Gather all lines with the word "matplotlib" in them.
** start of DATA PROVIDED **
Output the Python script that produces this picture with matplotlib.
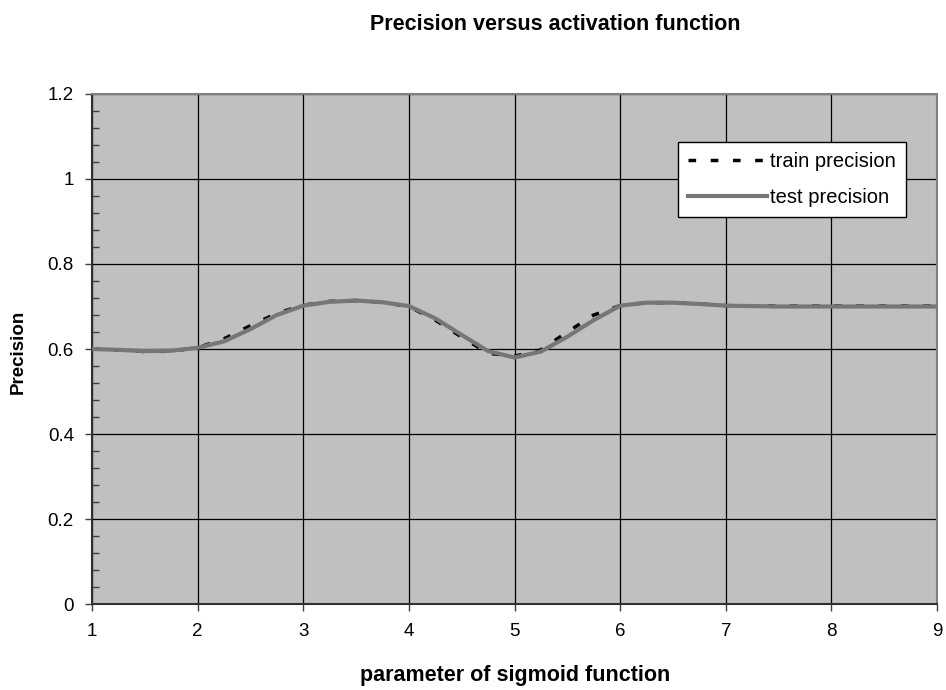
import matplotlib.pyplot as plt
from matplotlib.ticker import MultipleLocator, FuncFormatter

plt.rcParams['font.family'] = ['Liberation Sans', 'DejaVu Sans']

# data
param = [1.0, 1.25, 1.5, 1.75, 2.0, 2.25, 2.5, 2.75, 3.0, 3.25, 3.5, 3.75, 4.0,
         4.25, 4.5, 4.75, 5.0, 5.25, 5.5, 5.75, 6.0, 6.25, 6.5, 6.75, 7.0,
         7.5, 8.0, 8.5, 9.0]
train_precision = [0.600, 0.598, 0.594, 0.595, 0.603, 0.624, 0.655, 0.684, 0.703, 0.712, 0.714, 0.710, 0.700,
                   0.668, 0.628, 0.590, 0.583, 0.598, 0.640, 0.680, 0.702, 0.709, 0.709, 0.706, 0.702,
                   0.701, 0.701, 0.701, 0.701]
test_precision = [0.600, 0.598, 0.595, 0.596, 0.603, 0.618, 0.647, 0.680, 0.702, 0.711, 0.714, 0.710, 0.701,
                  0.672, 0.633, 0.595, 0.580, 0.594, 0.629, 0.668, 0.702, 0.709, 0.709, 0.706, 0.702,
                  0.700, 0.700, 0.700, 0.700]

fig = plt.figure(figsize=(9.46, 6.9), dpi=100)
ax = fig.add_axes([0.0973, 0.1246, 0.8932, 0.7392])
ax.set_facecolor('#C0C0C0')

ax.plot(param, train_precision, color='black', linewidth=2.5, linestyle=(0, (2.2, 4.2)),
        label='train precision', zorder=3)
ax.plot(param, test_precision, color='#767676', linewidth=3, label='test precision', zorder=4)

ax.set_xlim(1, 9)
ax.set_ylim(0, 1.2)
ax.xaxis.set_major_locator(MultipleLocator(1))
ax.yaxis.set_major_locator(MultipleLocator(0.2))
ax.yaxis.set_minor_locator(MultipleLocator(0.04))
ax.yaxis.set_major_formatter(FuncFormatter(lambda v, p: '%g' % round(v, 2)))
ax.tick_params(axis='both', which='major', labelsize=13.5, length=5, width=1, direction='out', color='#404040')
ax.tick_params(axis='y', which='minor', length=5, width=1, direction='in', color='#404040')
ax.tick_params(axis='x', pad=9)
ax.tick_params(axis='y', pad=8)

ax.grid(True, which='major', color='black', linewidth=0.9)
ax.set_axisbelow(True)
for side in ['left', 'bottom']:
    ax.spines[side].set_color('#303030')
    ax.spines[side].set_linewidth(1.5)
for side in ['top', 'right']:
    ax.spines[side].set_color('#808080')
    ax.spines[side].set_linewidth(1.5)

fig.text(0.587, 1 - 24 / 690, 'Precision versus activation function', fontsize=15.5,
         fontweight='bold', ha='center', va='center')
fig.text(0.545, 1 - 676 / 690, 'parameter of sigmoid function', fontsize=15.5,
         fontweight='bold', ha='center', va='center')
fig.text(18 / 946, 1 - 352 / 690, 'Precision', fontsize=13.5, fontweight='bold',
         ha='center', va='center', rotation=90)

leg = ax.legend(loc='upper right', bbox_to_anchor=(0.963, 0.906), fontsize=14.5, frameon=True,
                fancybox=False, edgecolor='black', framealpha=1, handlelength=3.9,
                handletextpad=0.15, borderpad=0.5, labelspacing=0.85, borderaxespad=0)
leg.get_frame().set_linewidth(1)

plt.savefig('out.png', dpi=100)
** end of DATA PROVIDED **
• [FULL SOLUTION]:
Output the Python script that produces this picture with matplotlib.
import matplotlib.pyplot as plt
from matplotlib.ticker import MultipleLocator, FuncFormatter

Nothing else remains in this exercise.